■ **PROVIDED MATERIAL**:
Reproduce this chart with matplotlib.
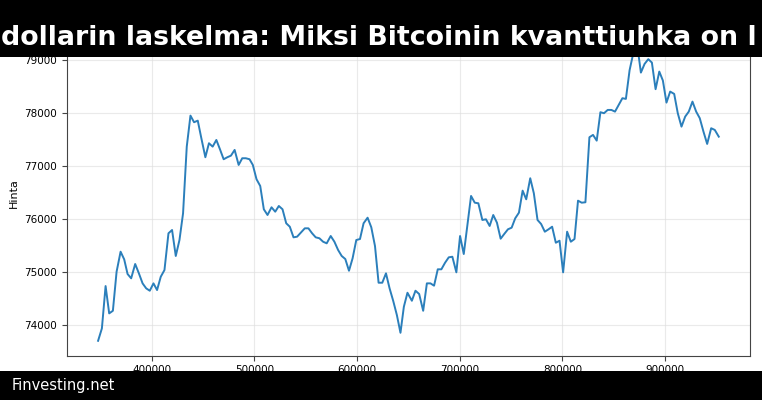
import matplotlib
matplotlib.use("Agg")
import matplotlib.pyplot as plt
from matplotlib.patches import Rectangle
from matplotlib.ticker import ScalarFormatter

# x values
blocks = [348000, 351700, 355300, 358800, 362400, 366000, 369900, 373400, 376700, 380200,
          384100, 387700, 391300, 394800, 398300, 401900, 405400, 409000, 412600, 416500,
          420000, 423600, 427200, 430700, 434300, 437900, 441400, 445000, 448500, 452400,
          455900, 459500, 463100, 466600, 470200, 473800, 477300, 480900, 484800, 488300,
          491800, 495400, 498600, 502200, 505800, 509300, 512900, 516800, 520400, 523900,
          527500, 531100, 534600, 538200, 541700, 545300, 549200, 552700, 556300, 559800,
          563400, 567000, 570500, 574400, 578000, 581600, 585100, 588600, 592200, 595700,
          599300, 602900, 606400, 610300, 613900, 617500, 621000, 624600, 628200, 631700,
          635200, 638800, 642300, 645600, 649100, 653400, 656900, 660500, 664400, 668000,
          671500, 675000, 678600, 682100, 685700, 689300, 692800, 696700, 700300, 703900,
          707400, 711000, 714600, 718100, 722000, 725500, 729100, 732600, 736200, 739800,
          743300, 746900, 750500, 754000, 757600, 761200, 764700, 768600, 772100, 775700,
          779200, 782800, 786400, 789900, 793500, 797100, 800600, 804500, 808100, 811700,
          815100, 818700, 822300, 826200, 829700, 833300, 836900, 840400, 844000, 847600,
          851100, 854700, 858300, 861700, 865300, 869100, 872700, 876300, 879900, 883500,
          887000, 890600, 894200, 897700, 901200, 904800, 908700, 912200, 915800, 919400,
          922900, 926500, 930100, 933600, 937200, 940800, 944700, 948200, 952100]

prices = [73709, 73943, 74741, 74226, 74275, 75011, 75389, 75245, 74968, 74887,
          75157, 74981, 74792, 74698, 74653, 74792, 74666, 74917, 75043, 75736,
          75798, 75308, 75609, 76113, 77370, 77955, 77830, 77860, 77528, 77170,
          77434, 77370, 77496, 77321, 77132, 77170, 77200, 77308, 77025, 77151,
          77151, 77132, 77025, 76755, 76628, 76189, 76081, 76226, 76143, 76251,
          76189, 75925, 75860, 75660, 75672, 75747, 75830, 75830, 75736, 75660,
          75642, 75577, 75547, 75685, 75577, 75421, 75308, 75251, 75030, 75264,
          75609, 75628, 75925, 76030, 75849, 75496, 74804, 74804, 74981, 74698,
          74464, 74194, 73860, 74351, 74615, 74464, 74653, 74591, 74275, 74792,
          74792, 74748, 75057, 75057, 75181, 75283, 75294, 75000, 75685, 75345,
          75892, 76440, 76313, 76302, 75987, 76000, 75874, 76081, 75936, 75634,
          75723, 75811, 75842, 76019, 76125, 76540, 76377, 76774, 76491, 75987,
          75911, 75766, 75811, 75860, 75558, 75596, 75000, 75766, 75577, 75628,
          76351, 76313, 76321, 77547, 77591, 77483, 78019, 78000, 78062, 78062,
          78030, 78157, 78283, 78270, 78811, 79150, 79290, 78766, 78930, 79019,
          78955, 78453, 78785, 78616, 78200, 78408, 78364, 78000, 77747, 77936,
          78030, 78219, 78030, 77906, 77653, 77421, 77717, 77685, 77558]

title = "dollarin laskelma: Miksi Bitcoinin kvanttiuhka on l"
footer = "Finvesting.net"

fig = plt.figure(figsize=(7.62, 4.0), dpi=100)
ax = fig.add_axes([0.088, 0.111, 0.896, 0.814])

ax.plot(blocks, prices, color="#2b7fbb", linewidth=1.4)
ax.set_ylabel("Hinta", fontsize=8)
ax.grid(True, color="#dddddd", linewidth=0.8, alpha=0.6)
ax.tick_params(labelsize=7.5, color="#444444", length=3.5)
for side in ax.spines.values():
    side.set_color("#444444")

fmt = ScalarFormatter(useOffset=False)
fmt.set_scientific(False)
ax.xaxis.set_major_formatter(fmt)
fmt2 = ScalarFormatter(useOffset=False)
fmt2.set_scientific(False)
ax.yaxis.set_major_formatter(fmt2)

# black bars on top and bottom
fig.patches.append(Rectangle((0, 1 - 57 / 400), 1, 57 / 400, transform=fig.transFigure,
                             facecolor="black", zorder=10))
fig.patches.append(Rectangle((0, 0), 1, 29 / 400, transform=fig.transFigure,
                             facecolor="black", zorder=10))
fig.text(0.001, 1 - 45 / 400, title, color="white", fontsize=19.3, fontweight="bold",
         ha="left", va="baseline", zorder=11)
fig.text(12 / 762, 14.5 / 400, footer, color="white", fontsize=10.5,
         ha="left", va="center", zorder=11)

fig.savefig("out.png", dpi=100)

■ **SHORT PROBLEM**: Repeat the listing above exactly from its first line to the line containing "from matplotlib.ticker import ScalarFormatter", both included, and omit the pictures.

■ **SOLUTION TO THIS TASK**:
Reproduce this chart with matplotlib.
import matplotlib
matplotlib.use("Agg")
import matplotlib.pyplot as plt
from matplotlib.patches import Rectangle
from matplotlib.ticker import ScalarFormatter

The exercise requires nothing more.